──────── Recorded information

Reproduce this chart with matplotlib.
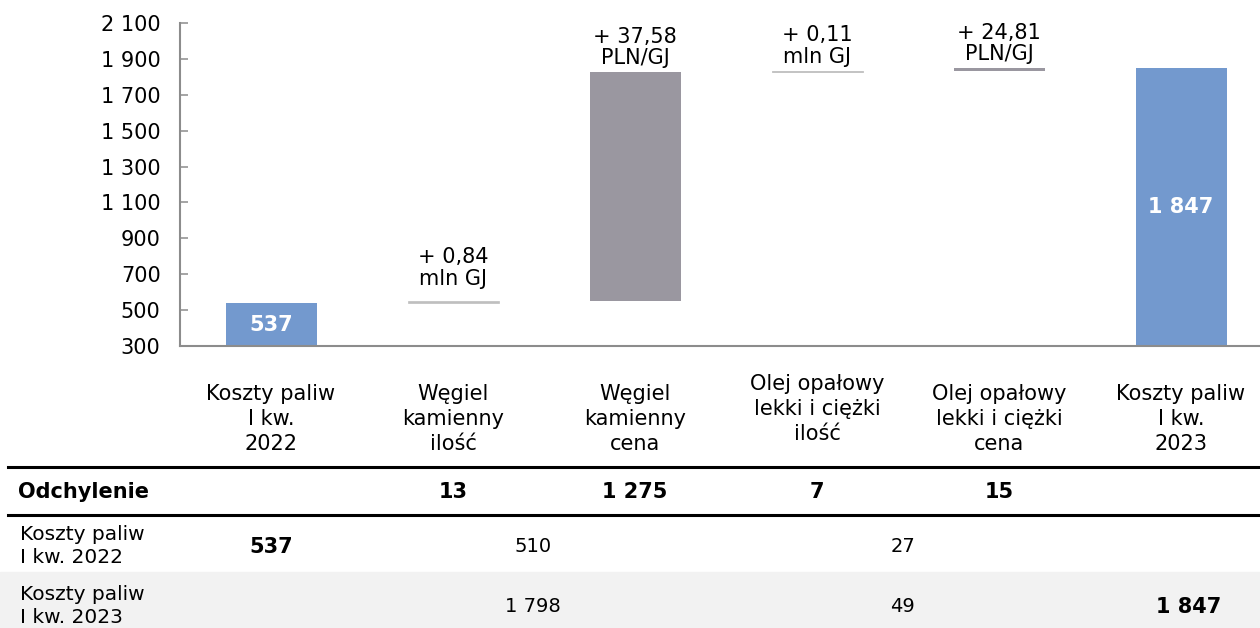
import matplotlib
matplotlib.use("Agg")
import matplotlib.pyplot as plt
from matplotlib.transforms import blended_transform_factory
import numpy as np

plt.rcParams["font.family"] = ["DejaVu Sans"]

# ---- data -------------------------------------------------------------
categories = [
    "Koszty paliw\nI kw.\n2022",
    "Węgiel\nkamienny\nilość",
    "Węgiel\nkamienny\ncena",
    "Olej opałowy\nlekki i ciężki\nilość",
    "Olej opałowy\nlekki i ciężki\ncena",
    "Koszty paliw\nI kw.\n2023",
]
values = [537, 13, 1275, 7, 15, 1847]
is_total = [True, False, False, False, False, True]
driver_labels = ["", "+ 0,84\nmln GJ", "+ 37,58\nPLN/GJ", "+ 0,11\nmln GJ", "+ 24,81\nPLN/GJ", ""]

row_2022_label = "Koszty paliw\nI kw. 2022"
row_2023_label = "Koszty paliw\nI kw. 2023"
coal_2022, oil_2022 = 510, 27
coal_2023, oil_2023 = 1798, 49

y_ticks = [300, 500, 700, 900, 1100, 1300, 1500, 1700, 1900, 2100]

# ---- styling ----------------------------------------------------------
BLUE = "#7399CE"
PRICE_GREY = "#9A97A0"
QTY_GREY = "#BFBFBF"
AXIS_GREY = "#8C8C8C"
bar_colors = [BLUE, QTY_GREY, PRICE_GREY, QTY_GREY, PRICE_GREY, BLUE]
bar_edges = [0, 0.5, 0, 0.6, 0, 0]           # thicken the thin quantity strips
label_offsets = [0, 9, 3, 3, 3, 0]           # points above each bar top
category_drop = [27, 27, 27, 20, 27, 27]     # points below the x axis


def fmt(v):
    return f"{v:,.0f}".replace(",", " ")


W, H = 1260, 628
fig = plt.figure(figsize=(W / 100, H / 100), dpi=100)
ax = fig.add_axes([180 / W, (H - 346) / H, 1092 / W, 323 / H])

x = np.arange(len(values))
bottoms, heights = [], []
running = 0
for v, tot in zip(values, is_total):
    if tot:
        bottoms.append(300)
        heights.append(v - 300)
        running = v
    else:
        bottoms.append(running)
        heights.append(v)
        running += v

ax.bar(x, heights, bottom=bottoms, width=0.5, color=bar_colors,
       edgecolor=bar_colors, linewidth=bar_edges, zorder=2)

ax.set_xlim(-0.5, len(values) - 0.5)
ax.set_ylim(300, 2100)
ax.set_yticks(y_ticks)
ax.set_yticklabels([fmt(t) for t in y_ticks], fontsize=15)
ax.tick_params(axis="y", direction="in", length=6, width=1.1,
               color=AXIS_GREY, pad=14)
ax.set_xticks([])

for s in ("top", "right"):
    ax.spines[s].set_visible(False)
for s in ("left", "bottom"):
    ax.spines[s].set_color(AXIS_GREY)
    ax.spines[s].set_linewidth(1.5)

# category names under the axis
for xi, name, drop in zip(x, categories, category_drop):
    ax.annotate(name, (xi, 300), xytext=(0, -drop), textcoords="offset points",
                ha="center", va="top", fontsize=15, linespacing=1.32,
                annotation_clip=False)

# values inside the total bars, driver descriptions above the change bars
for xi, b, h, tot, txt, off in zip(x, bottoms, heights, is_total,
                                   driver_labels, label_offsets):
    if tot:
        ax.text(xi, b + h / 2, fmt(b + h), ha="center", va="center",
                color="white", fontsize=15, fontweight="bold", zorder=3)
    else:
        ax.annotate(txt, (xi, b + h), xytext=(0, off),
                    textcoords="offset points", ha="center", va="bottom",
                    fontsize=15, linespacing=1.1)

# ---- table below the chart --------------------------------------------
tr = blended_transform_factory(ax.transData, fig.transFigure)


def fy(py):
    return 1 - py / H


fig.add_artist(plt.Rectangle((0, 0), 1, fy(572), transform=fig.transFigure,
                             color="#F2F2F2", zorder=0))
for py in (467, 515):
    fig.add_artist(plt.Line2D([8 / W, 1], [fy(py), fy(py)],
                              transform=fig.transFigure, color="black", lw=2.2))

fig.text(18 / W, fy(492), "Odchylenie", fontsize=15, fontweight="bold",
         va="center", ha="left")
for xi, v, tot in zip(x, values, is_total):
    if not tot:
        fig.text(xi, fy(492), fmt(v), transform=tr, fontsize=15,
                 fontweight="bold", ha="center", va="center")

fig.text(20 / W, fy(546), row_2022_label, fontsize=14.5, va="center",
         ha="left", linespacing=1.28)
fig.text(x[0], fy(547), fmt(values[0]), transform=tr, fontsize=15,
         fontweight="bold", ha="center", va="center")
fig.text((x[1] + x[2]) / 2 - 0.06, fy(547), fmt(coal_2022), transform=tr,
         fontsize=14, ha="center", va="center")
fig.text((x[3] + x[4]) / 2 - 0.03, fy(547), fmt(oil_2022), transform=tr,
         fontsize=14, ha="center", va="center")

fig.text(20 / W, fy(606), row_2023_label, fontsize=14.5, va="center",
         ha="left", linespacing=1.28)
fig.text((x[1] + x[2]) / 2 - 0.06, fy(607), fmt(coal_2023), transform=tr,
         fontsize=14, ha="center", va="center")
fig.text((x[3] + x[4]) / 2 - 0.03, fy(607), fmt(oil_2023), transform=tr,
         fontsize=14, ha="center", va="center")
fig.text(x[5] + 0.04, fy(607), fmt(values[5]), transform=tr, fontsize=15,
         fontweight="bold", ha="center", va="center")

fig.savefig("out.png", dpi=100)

────────────────

Copy the listing in full and without alteration, omitting every picture.

▶ Finished task:
Reproduce this chart with matplotlib.
import matplotlib
matplotlib.use("Agg")
import matplotlib.pyplot as plt
from matplotlib.transforms import blended_transform_factory
import numpy as np

plt.rcParams["font.family"] = ["DejaVu Sans"]

# ---- data -------------------------------------------------------------
categories = [
    "Koszty paliw\nI kw.\n2022",
    "Węgiel\nkamienny\nilość",
    "Węgiel\nkamienny\ncena",
    "Olej opałowy\nlekki i ciężki\nilość",
    "Olej opałowy\nlekki i ciężki\ncena",
    "Koszty paliw\nI kw.\n2023",
]
values = [537, 13, 1275, 7, 15, 1847]
is_total = [True, False, False, False, False, True]
driver_labels = ["", "+ 0,84\nmln GJ", "+ 37,58\nPLN/GJ", "+ 0,11\nmln GJ", "+ 24,81\nPLN/GJ", ""]

row_2022_label = "Koszty paliw\nI kw. 2022"
row_2023_label = "Koszty paliw\nI kw. 2023"
coal_2022, oil_2022 = 510, 27
coal_2023, oil_2023 = 1798, 49

y_ticks = [300, 500, 700, 900, 1100, 1300, 1500, 1700, 1900, 2100]

# ---- styling ----------------------------------------------------------
BLUE = "#7399CE"
PRICE_GREY = "#9A97A0"
QTY_GREY = "#BFBFBF"
AXIS_GREY = "#8C8C8C"
bar_colors = [BLUE, QTY_GREY, PRICE_GREY, QTY_GREY, PRICE_GREY, BLUE]
bar_edges = [0, 0.5, 0, 0.6, 0, 0]           # thicken the thin quantity strips
label_offsets = [0, 9, 3, 3, 3, 0]           # points above each bar top
category_drop = [27, 27, 27, 20, 27, 27]     # points below the x axis


def fmt(v):
    return f"{v:,.0f}".replace(",", " ")


W, H = 1260, 628
fig = plt.figure(figsize=(W / 100, H / 100), dpi=100)
ax = fig.add_axes([180 / W, (H - 346) / H, 1092 / W, 323 / H])

x = np.arange(len(values))
bottoms, heights = [], []
running = 0
for v, tot in zip(values, is_total):
    if tot:
        bottoms.append(300)
        heights.append(v - 300)
        running = v
    else:
        bottoms.append(running)
        heights.append(v)
        running += v

ax.bar(x, heights, bottom=bottoms, width=0.5, color=bar_colors,
       edgecolor=bar_colors, linewidth=bar_edges, zorder=2)

ax.set_xlim(-0.5, len(values) - 0.5)
ax.set_ylim(300, 2100)
ax.set_yticks(y_ticks)
ax.set_yticklabels([fmt(t) for t in y_ticks], fontsize=15)
ax.tick_params(axis="y", direction="in", length=6, width=1.1,
               color=AXIS_GREY, pad=14)
ax.set_xticks([])

for s in ("top", "right"):
    ax.spines[s].set_visible(False)
for s in ("left", "bottom"):
    ax.spines[s].set_color(AXIS_GREY)
    ax.spines[s].set_linewidth(1.5)

# category names under the axis
for xi, name, drop in zip(x, categories, category_drop):
    ax.annotate(name, (xi, 300), xytext=(0, -drop), textcoords="offset points",
                ha="center", va="top", fontsize=15, linespacing=1.32,
                annotation_clip=False)

# values inside the total bars, driver descriptions above the change bars
for xi, b, h, tot, txt, off in zip(x, bottoms, heights, is_total,
                                   driver_labels, label_offsets):
    if tot:
        ax.text(xi, b + h / 2, fmt(b + h), ha="center", va="center",
                color="white", fontsize=15, fontweight="bold", zorder=3)
    else:
        ax.annotate(txt, (xi, b + h), xytext=(0, off),
                    textcoords="offset points", ha="center", va="bottom",
                    fontsize=15, linespacing=1.1)

# ---- table below the chart --------------------------------------------
tr = blended_transform_factory(ax.transData, fig.transFigure)


def fy(py):
    return 1 - py / H


fig.add_artist(plt.Rectangle((0, 0), 1, fy(572), transform=fig.transFigure,
                             color="#F2F2F2", zorder=0))
for py in (467, 515):
    fig.add_artist(plt.Line2D([8 / W, 1], [fy(py), fy(py)],
                              transform=fig.transFigure, color="black", lw=2.2))

fig.text(18 / W, fy(492), "Odchylenie", fontsize=15, fontweight="bold",
         va="center", ha="left")
for xi, v, tot in zip(x, values, is_total):
    if not tot:
        fig.text(xi, fy(492), fmt(v), transform=tr, fontsize=15,
                 fontweight="bold", ha="center", va="center")

fig.text(20 / W, fy(546), row_2022_label, fontsize=14.5, va="center",
         ha="left", linespacing=1.28)
fig.text(x[0], fy(547), fmt(values[0]), transform=tr, fontsize=15,
         fontweight="bold", ha="center", va="center")
fig.text((x[1] + x[2]) / 2 - 0.06, fy(547), fmt(coal_2022), transform=tr,
         fontsize=14, ha="center", va="center")
fig.text((x[3] + x[4]) / 2 - 0.03, fy(547), fmt(oil_2022), transform=tr,
         fontsize=14, ha="center", va="center")

fig.text(20 / W, fy(606), row_2023_label, fontsize=14.5, va="center",
         ha="left", linespacing=1.28)
fig.text((x[1] + x[2]) / 2 - 0.06, fy(607), fmt(coal_2023), transform=tr,
         fontsize=14, ha="center", va="center")
fig.text((x[3] + x[4]) / 2 - 0.03, fy(607), fmt(oil_2023), transform=tr,
         fontsize=14, ha="center", va="center")
fig.text(x[5] + 0.04, fy(607), fmt(values[5]), transform=tr, fontsize=15,
         fontweight="bold", ha="center", va="center")

fig.savefig("out.png", dpi=100)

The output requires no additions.